Dataset items
-.-.-

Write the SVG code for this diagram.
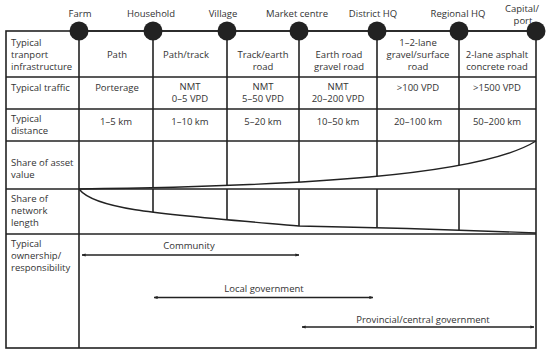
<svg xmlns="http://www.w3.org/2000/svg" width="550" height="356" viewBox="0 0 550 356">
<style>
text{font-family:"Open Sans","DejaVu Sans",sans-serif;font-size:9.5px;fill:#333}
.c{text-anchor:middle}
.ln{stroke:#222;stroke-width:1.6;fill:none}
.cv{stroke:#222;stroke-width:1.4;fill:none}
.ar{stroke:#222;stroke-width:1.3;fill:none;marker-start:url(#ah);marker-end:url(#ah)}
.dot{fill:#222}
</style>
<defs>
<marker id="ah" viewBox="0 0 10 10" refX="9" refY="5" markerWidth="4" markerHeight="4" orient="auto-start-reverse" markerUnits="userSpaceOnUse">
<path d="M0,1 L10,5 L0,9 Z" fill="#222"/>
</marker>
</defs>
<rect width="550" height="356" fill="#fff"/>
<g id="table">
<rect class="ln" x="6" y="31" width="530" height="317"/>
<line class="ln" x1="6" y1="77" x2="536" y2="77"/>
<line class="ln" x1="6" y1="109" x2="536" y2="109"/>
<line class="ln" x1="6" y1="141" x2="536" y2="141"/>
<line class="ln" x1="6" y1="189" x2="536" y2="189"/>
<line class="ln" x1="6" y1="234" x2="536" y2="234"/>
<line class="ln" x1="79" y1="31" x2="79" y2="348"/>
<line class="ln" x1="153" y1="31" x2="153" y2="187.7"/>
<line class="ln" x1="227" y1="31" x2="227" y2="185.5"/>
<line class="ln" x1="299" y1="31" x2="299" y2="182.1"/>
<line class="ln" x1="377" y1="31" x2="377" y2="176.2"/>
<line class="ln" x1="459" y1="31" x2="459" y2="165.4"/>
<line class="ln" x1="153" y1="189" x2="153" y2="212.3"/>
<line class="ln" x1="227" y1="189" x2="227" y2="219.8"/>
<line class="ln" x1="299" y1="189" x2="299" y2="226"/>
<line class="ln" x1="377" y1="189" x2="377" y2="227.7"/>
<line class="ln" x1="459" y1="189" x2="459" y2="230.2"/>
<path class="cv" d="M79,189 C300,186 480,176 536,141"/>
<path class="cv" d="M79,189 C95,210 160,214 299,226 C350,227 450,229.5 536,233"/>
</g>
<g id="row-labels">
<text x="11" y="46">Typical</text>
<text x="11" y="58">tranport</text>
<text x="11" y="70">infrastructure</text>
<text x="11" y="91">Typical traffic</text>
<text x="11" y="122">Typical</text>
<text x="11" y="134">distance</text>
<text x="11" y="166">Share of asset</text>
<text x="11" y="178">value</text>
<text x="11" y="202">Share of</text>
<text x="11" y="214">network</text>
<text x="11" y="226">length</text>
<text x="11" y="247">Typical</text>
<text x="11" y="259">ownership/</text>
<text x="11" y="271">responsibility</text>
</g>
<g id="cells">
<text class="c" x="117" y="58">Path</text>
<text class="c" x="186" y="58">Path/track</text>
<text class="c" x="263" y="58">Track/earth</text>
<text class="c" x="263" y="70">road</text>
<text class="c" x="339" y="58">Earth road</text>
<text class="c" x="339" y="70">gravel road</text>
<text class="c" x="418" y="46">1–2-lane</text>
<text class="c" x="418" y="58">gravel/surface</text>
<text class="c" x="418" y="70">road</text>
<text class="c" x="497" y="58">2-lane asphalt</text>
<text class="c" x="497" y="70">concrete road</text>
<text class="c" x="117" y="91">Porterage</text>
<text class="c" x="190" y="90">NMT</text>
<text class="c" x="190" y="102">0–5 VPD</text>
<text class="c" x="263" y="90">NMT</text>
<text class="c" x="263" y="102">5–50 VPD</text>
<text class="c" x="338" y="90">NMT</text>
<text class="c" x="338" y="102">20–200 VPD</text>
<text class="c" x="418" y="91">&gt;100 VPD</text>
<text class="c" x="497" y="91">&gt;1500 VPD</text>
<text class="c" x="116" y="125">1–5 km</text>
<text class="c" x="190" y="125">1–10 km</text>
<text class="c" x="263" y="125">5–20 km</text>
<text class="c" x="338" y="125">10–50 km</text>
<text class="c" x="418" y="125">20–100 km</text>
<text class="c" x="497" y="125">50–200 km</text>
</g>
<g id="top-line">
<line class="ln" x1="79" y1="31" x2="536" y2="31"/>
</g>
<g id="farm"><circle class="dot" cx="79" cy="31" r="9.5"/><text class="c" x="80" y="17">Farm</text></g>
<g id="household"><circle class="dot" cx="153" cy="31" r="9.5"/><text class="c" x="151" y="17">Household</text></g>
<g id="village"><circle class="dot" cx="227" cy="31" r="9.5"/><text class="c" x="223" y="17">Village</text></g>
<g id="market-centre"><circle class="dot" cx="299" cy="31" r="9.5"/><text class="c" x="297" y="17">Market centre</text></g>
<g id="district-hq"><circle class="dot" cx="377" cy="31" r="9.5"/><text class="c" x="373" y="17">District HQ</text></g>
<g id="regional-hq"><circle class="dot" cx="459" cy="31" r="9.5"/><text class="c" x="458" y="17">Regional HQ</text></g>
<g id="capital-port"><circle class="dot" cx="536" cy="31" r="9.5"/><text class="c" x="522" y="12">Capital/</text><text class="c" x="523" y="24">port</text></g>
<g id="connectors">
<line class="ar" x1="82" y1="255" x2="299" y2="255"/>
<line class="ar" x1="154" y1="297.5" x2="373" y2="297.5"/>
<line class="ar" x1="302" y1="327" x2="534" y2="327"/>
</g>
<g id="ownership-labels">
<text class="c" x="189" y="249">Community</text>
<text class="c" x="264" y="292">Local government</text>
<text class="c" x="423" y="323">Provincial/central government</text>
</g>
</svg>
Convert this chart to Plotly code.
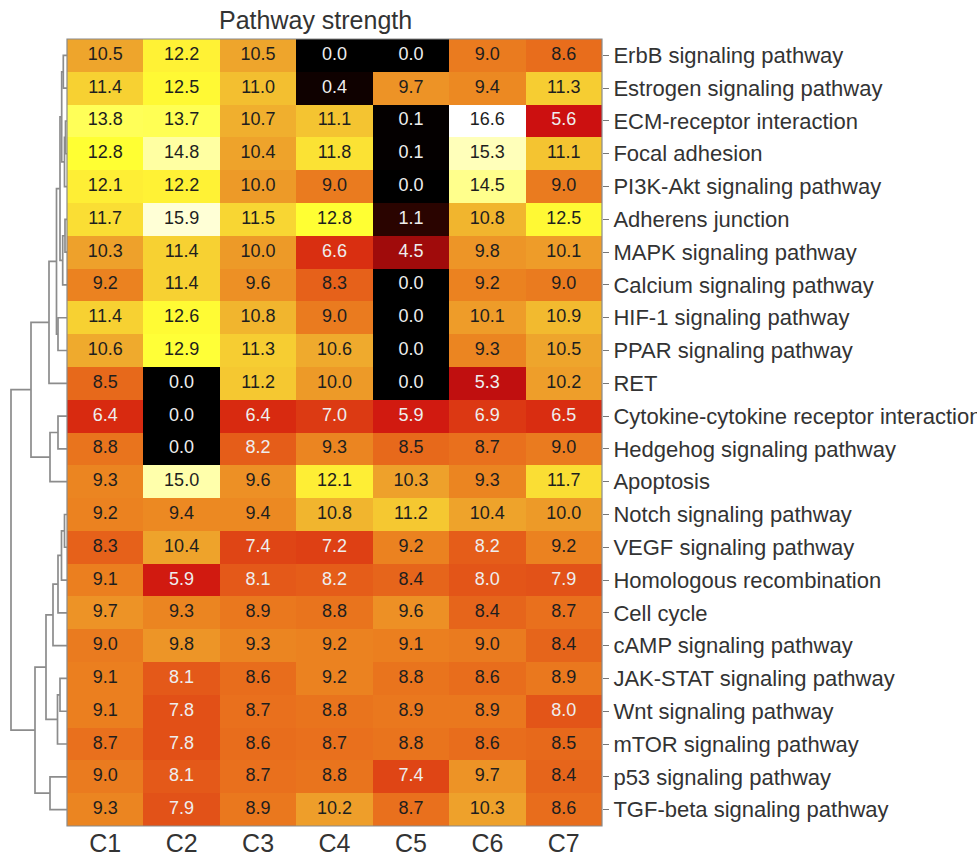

-.-.-

» **Job**
Working from the material above, transcribe it exactly while omitting pictures.

» **Solved problem**
Write the SVG code for this diagram.
<svg xmlns="http://www.w3.org/2000/svg" width="550" height="356" viewBox="0 0 550 356">
<style>
text{font-family:"Open Sans","DejaVu Sans",sans-serif;font-size:9.5px;fill:#333}
.c{text-anchor:middle}
.ln{stroke:#222;stroke-width:1.6;fill:none}
.cv{stroke:#222;stroke-width:1.4;fill:none}
.ar{stroke:#222;stroke-width:1.3;fill:none;marker-start:url(#ah);marker-end:url(#ah)}
.dot{fill:#222}
</style>
<defs>
<marker id="ah" viewBox="0 0 10 10" refX="9" refY="5" markerWidth="4" markerHeight="4" orient="auto-start-reverse" markerUnits="userSpaceOnUse">
<path d="M0,1 L10,5 L0,9 Z" fill="#222"/>
</marker>
</defs>
<rect width="550" height="356" fill="#fff"/>
<g id="table">
<rect class="ln" x="6" y="31" width="530" height="317"/>
<line class="ln" x1="6" y1="77" x2="536" y2="77"/>
<line class="ln" x1="6" y1="109" x2="536" y2="109"/>
<line class="ln" x1="6" y1="141" x2="536" y2="141"/>
<line class="ln" x1="6" y1="189" x2="536" y2="189"/>
<line class="ln" x1="6" y1="234" x2="536" y2="234"/>
<line class="ln" x1="79" y1="31" x2="79" y2="348"/>
<line class="ln" x1="153" y1="31" x2="153" y2="187.7"/>
<line class="ln" x1="227" y1="31" x2="227" y2="185.5"/>
<line class="ln" x1="299" y1="31" x2="299" y2="182.1"/>
<line class="ln" x1="377" y1="31" x2="377" y2="176.2"/>
<line class="ln" x1="459" y1="31" x2="459" y2="165.4"/>
<line class="ln" x1="153" y1="189" x2="153" y2="212.3"/>
<line class="ln" x1="227" y1="189" x2="227" y2="219.8"/>
<line class="ln" x1="299" y1="189" x2="299" y2="226"/>
<line class="ln" x1="377" y1="189" x2="377" y2="227.7"/>
<line class="ln" x1="459" y1="189" x2="459" y2="230.2"/>
<path class="cv" d="M79,189 C300,186 480,176 536,141"/>
<path class="cv" d="M79,189 C95,210 160,214 299,226 C350,227 450,229.5 536,233"/>
</g>
<g id="row-labels">
<text x="11" y="46">Typical</text>
<text x="11" y="58">tranport</text>
<text x="11" y="70">infrastructure</text>
<text x="11" y="91">Typical traffic</text>
<text x="11" y="122">Typical</text>
<text x="11" y="134">distance</text>
<text x="11" y="166">Share of asset</text>
<text x="11" y="178">value</text>
<text x="11" y="202">Share of</text>
<text x="11" y="214">network</text>
<text x="11" y="226">length</text>
<text x="11" y="247">Typical</text>
<text x="11" y="259">ownership/</text>
<text x="11" y="271">responsibility</text>
</g>
<g id="cells">
<text class="c" x="117" y="58">Path</text>
<text class="c" x="186" y="58">Path/track</text>
<text class="c" x="263" y="58">Track/earth</text>
<text class="c" x="263" y="70">road</text>
<text class="c" x="339" y="58">Earth road</text>
<text class="c" x="339" y="70">gravel road</text>
<text class="c" x="418" y="46">1–2-lane</text>
<text class="c" x="418" y="58">gravel/surface</text>
<text class="c" x="418" y="70">road</text>
<text class="c" x="497" y="58">2-lane asphalt</text>
<text class="c" x="497" y="70">concrete road</text>
<text class="c" x="117" y="91">Porterage</text>
<text class="c" x="190" y="90">NMT</text>
<text class="c" x="190" y="102">0–5 VPD</text>
<text class="c" x="263" y="90">NMT</text>
<text class="c" x="263" y="102">5–50 VPD</text>
<text class="c" x="338" y="90">NMT</text>
<text class="c" x="338" y="102">20–200 VPD</text>
<text class="c" x="418" y="91">&gt;100 VPD</text>
<text class="c" x="497" y="91">&gt;1500 VPD</text>
<text class="c" x="116" y="125">1–5 km</text>
<text class="c" x="190" y="125">1–10 km</text>
<text class="c" x="263" y="125">5–20 km</text>
<text class="c" x="338" y="125">10–50 km</text>
<text class="c" x="418" y="125">20–100 km</text>
<text class="c" x="497" y="125">50–200 km</text>
</g>
<g id="top-line">
<line class="ln" x1="79" y1="31" x2="536" y2="31"/>
</g>
<g id="farm"><circle class="dot" cx="79" cy="31" r="9.5"/><text class="c" x="80" y="17">Farm</text></g>
<g id="household"><circle class="dot" cx="153" cy="31" r="9.5"/><text class="c" x="151" y="17">Household</text></g>
<g id="village"><circle class="dot" cx="227" cy="31" r="9.5"/><text class="c" x="223" y="17">Village</text></g>
<g id="market-centre"><circle class="dot" cx="299" cy="31" r="9.5"/><text class="c" x="297" y="17">Market centre</text></g>
<g id="district-hq"><circle class="dot" cx="377" cy="31" r="9.5"/><text class="c" x="373" y="17">District HQ</text></g>
<g id="regional-hq"><circle class="dot" cx="459" cy="31" r="9.5"/><text class="c" x="458" y="17">Regional HQ</text></g>
<g id="capital-port"><circle class="dot" cx="536" cy="31" r="9.5"/><text class="c" x="522" y="12">Capital/</text><text class="c" x="523" y="24">port</text></g>
<g id="connectors">
<line class="ar" x1="82" y1="255" x2="299" y2="255"/>
<line class="ar" x1="154" y1="297.5" x2="373" y2="297.5"/>
<line class="ar" x1="302" y1="327" x2="534" y2="327"/>
</g>
<g id="ownership-labels">
<text class="c" x="189" y="249">Community</text>
<text class="c" x="264" y="292">Local government</text>
<text class="c" x="423" y="323">Provincial/central government</text>
</g>
</svg>
Convert this chart to Plotly code.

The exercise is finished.